Researchers in the group of Yolanda Sanz in Spain deposited a preliminary MinION study describing the bioRxiv of 16S rDNA amplicon sequencing from a mock microbial community composed of genomic DNA from 20 different bacterial species (BEI Resources).

Experimental workflow: 1.5kb amplicons were generated from 16S rRNA gene sequences for 20 different species present in the mock community using a universal PCR. Amplicon library prep was performed using NEBNext End Repair Module and NEBNextdA-tailing module to prepare blunt-end amplicons for adapter ligation. Sequencing was on an R7.3 flowcell with a 48 hour run with an additional library loading at 12 hours. Read QC and conversion to FASTA was performed with poretools and poRe. And they also discussed the “What’s In My Pot” Metrichor workflow demonstrated at ASHG, showing that MinION can deliver real-time analysis making the “run until” mode an attractive one for some applications.

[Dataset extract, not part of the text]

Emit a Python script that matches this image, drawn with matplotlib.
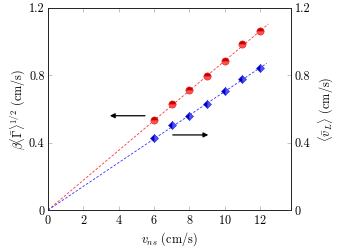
import matplotlib
matplotlib.use("Agg")
import matplotlib.pyplot as plt
import numpy as np

plt.rcParams["font.family"] = "serif"
plt.rcParams["font.serif"] = ["cmr10", "DejaVu Serif"]
plt.rcParams["mathtext.fontset"] = "cm"
plt.rcParams["axes.formatter.use_mathtext"] = True
plt.rcParams["font.size"] = 8.8

# data
v_ns = [6, 7, 8, 9, 10, 11, 12]
gamma_half = [0.535, 0.63, 0.713, 0.796, 0.887, 0.984, 1.063]
v_L = [0.426, 0.507, 0.56, 0.628, 0.707, 0.78, 0.845]

# fitted slopes through origin
slope_red = 0.0886
slope_blue = 0.0704
fit_x_end_red = 12.47
fit_x_end_blue = 12.37

xticks = [0, 2, 4, 6, 8, 10, 12]
yticks = [0, 0.4, 0.8, 1.2]
ytick_labels = ["0", "0.4", "0.8", "1.2"]

fig = plt.figure(figsize=(3.38, 2.48), dpi=100)
ax = fig.add_axes([0.142, 0.153, 0.719, 0.815])
ax2 = ax.twinx()

xr = np.array([0, fit_x_end_red])
xb = np.array([0, fit_x_end_blue])
ax.plot(xr, slope_red * xr, color="#ff3030", ls=(0, (3, 2)), lw=0.6, zorder=2)
ax2.plot(xb, slope_blue * xb, color="#3030ff", ls=(0, (3, 2)), lw=0.6, zorder=2)

ax.plot(v_ns, gamma_half, ls="none", marker="o", ms=5.2, fillstyle="top",
        markerfacecolor="#c80000", markerfacecoloralt="#ff5050",
        markeredgecolor="#e82020", markeredgewidth=0.4, zorder=3)
ax2.plot(v_ns, v_L, ls="none", marker="D", ms=4.0, fillstyle="left",
         markerfacecolor="#0000c0", markerfacecoloralt="#5050ff",
         markeredgecolor="#2020e0", markeredgewidth=0.4, zorder=3)

# direction arrows
ax.annotate("", xy=(3.5, 0.56), xytext=(5.49, 0.56),
            arrowprops=dict(arrowstyle="-|>", color="black", lw=0.9,
                            mutation_scale=7, shrinkA=0, shrinkB=0))
ax2.annotate("", xy=(9.07, 0.446), xytext=(7.06, 0.446),
             arrowprops=dict(arrowstyle="-|>", color="black", lw=0.9,
                             mutation_scale=7, shrinkA=0, shrinkB=0))

for a in (ax, ax2):
    a.set_xlim(0, 13.75)
    a.set_ylim(0, 1.2)
    a.set_yticks(yticks)
    a.set_yticklabels(ytick_labels)
    for s in a.spines.values():
        s.set_linewidth(0.6)
        s.set_color("#222222")

ax.set_xticks(xticks)
ax.tick_params(axis="both", direction="in", length=3, width=0.5,
               color="#aaaaaa", pad=2.5, top=True)
ax2.tick_params(axis="y", direction="in", length=3, width=0.5,
                color="#aaaaaa", pad=2.5)

ax.set_xlabel(r"$v_{ns}$ (cm/s)", labelpad=3)
ax.set_ylabel(r"$\beta\langle\bar{\Gamma}\rangle^{1/2}$ (cm/s)", labelpad=1)
ax2.set_ylabel(r"$\langle\bar{v}_L\rangle$ (cm/s)", rotation=90, labelpad=5)

fig.savefig("out.png", dpi=100)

Results: Most reads were around the size of the amplicons (median 1.1kb) but they did see some very long reads (max 50kb) speculated that these were amplicon:amplicon ligation products but they were not able to align these. In the reported analysis they filtered the MinION reads to keep only those that were 100bp-2kb, retaining 97% of data (3,297 reads). The 2D reads were discarded due to having “a detrimental effect of 2d reads in the quality of assembled sequences”; given that others are reporting that 2D reads are what we should be aiming for I’d have liked some explanation as to why these were so bad.

They were able to reconstruct more than 90% of 16S rRNA gene sequences for all organisms included in the mock community. However quantitation data was less convincing and the data in figure 1 do make me wonder how applicable this method/tech might be to quantitative or longitudinal analysis. The mock community contained equimolar ratios of 20 rRNAs yet results varied by up to 100 fold, although the authors only considered a coverage bias was present if it was more or less than 10 fold from the expected value. I have no idea what allele frequency is usually tolerated in these kind of experiments.

MinION currently generates a relatively low per-base sequencing accuracy but the additional read length here helps in resolving 16S rRNA to a species level. A nice dynamic figure would be an evolutionary tree of species showing how resolution changes with accuracy and length would have been great!

MinION methods are developing rapidly and I wonder how long will it be before full length 16S rRNA is reported?